Waitomo Lost World Tour: This was definitely one of the highlights of the trip. When floods canceled our rafting trip, we found something better – a 100 meter abseil down a cave, then a just-as-fun scramble/climb back up to the surface via slippery rocks and ladders. We wouldn’t say this was the safest thing to be doing (one small slip and you’re bound to break a bone), but hell we had a grand time.
Onsen Hot Pools: By far the best hot tub experience we’ve ever had. Private hot tubs in Queenstown with clear retracting roof that overlooks the gorgeous mountain and river scenery of Shotover Valley. Que romantico.
Northburn Station Winery: We stumbled on this winery while making our way down the south island. We enjoyed the award-winning Riesling and tasty Pinot Noirs, but most of all we loved talking about queer life with our wine server who turned out to be one of the small handful of gay people living in the sparsely populated central Otago region of New Zealand.

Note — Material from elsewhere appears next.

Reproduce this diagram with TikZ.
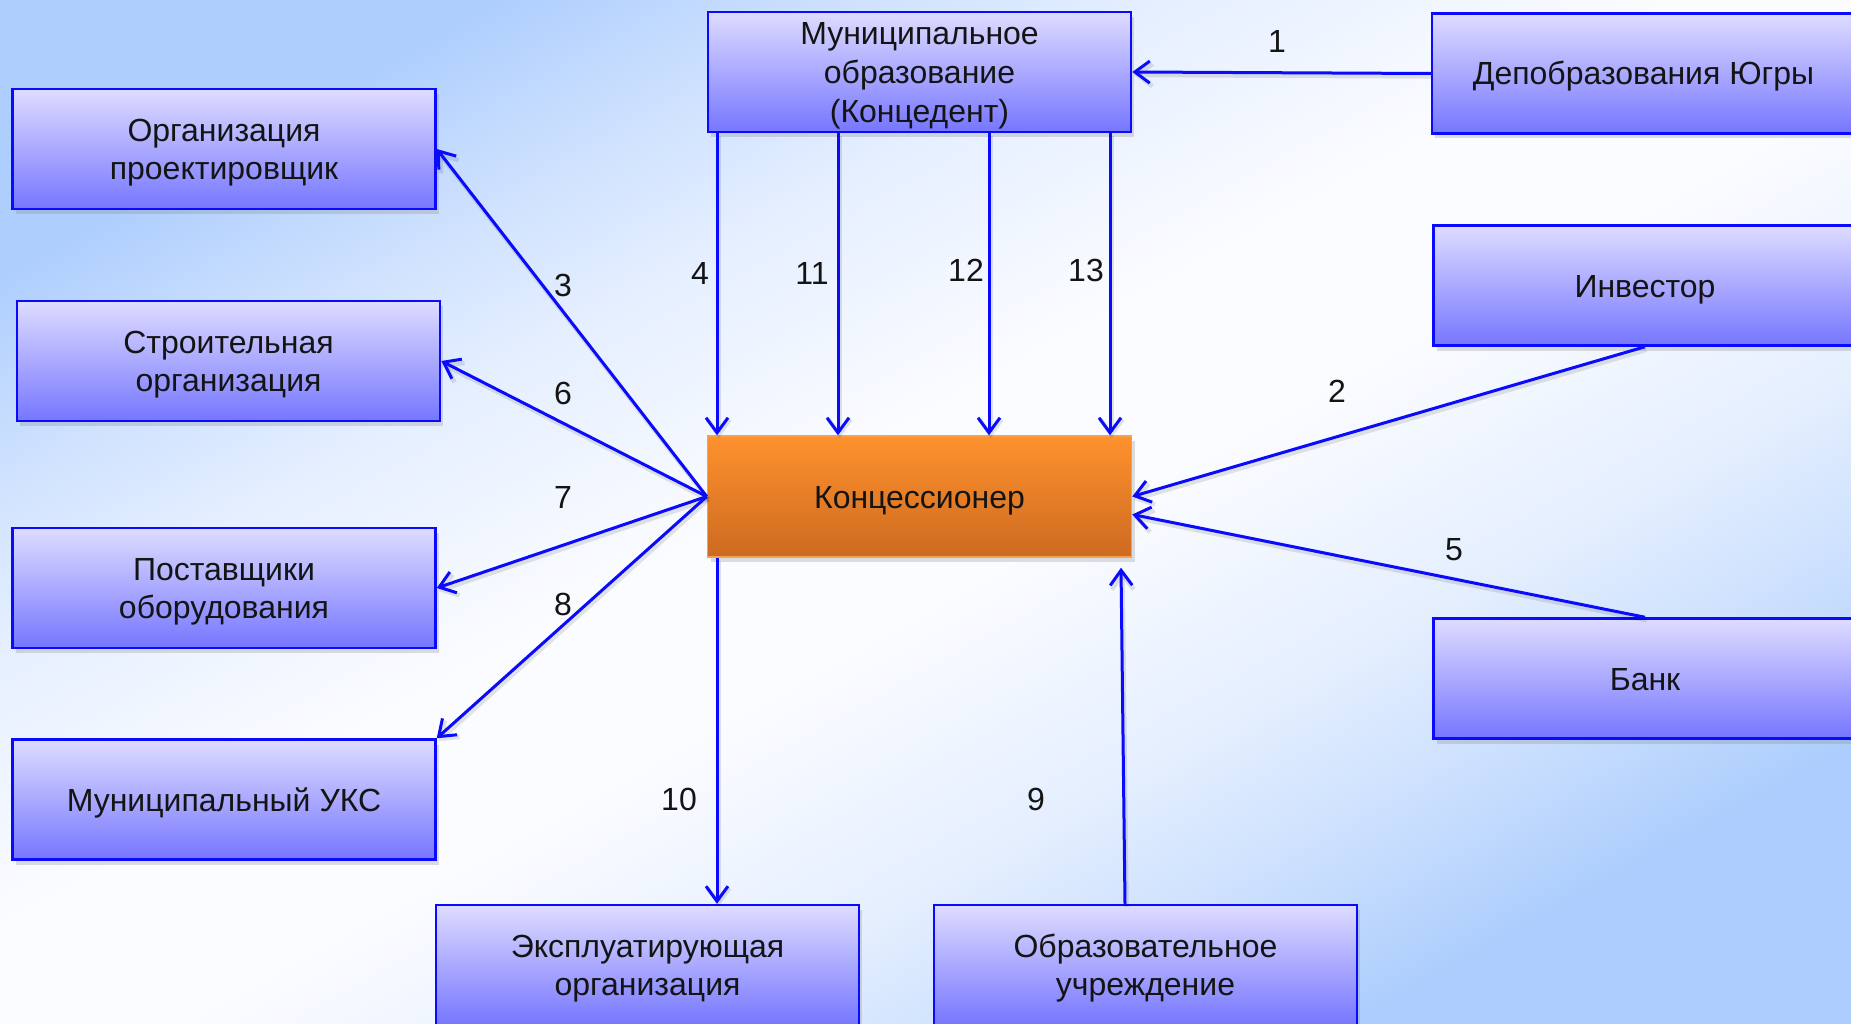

The Bank Hotel: Located in Newtown in Sydney, this was probably one of hippest gay venues we’ve been to (not exclusively gay, but they have stuff like gay speed dating and gay nights). Ladies night was a little dead (although it was a horrendously rainy night, so that was a big part of the problem), but nevertheless we had a good time with a group of lezzies that we met earlier that day.
Brisbane nightlife: We didn’t know what to expect when Phillip said he’d take us out to experience nightlife in Brisbane, but we were surprised by how vibrant the Brisbane club scene was. Being the old souls that we are, clubbing is not usually our cup of tea (and damn were these kiddies young since you only need to be 18 to drink in Australia), but we were happy to see a bumpin’ queer scene at the Wickham and the Beat.
Australia Zoo: How could we miss the official Home of the Crocodile Hunter outside of Brisbane? A bit pricey and of course touristy as all hell, but where else can you take a nap at a park with kangaroos hopping around at your feet? This is not your normal zoo, and you really get to get close-up with the animals (which should warm the heart of any lesbian).